Frequently asked questions about Best treks to Machu Picchu: every route compared

Which trek to Machu Picchu is the hardest?

The 5-day Salkantay is the most physically demanding of the popular routes because of the 4,630 m Salkantay Pass and longer daily distances. The classic Inca Trail is shorter but has more relentless stone steps. The Choquequirao extension trek is harder than any of these.

Do I need a permit for every trek to Machu Picchu?

Only the Inca Trail routes — the classic 4-day and the short 2-day — require government permits with named-passport bookings months in advance. Salkantay, Lares and the Inca Jungle use public or community paths and need no trek permit, though everyone needs a separate Machu Picchu entrance ticket.

Can beginners trek to Machu Picchu?

Yes. The 2-day short Inca Trail and the easier Lares variations suit fit beginners. The classic 4-day trail and Salkantay are achievable for healthy hikers who train and acclimatise, but they involve long days at altitude and are not casual walks.

How far ahead do I book the Inca Trail?

Five to seven months for high-season departures (May to September). Only 500 permits are issued per day including guides and porters, so peak dates sell out by January or February. Salkantay and Lares can be booked weeks ahead.

When is the trekking season to Machu Picchu?
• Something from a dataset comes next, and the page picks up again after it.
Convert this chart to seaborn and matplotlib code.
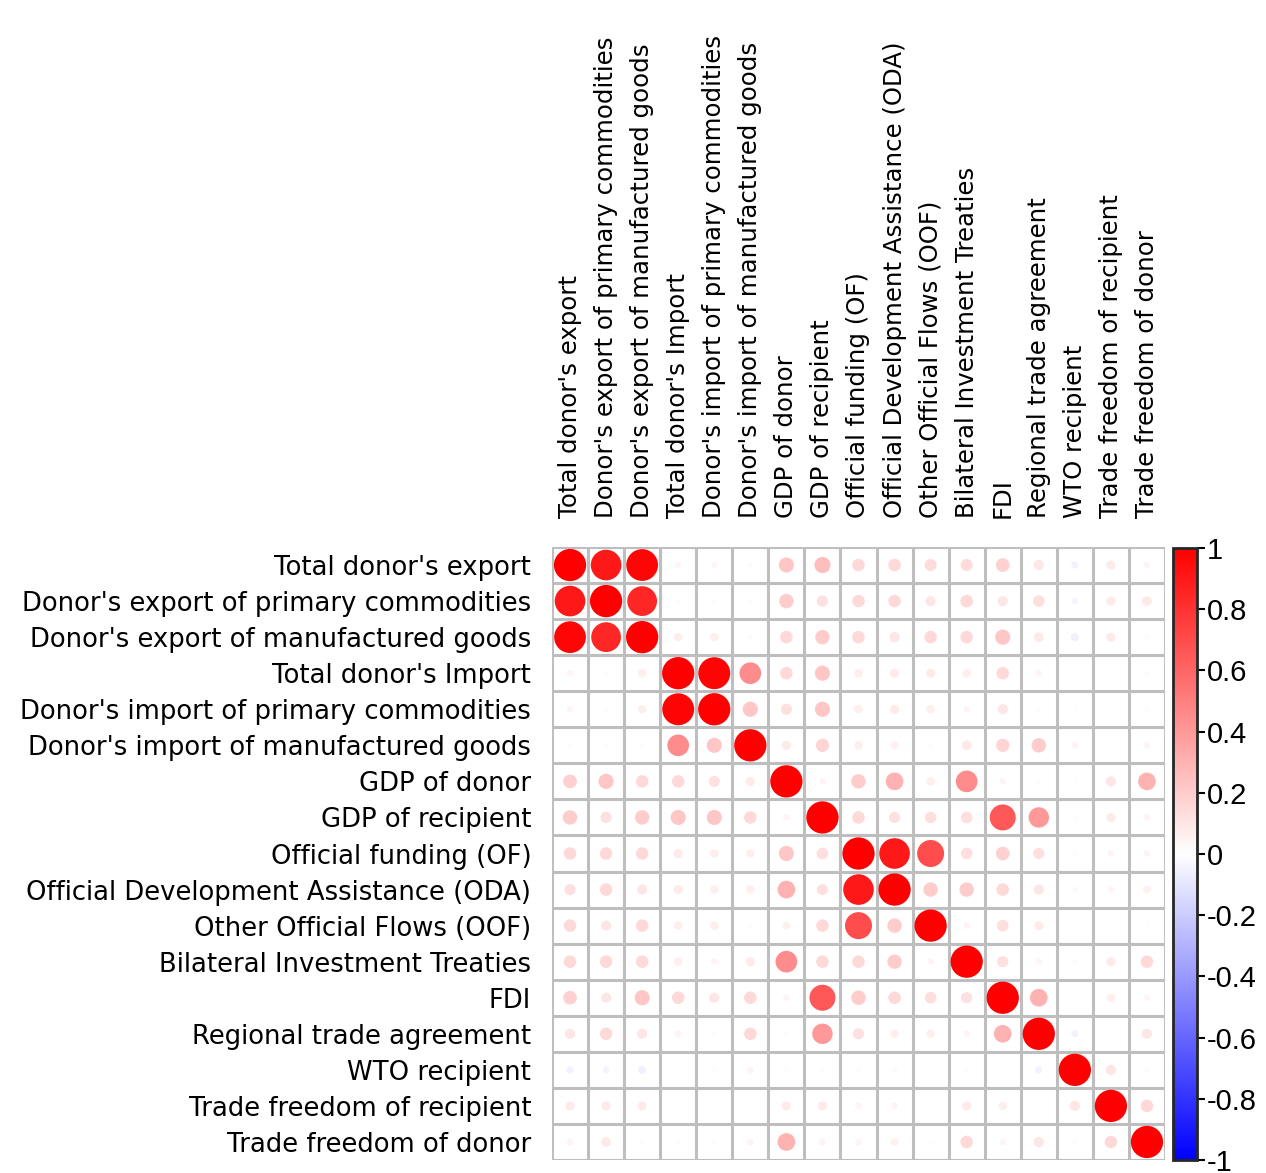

The dry season from May to September is the prime window. The classic Inca Trail closes every February for maintenance. The wet season from December to March is greener and quieter but slippery, and February is best avoided for any trek.

Do all treks end at the Sun Gate?

No. Only the classic 4-day Inca Trail (and not the short version every time) walks you into Machu Picchu through Inti Punku, the Sun Gate, at dawn. Salkantay, Lares and Inca Jungle end in Aguas Calientes, and you enter the ruins the next morning by the standard gate.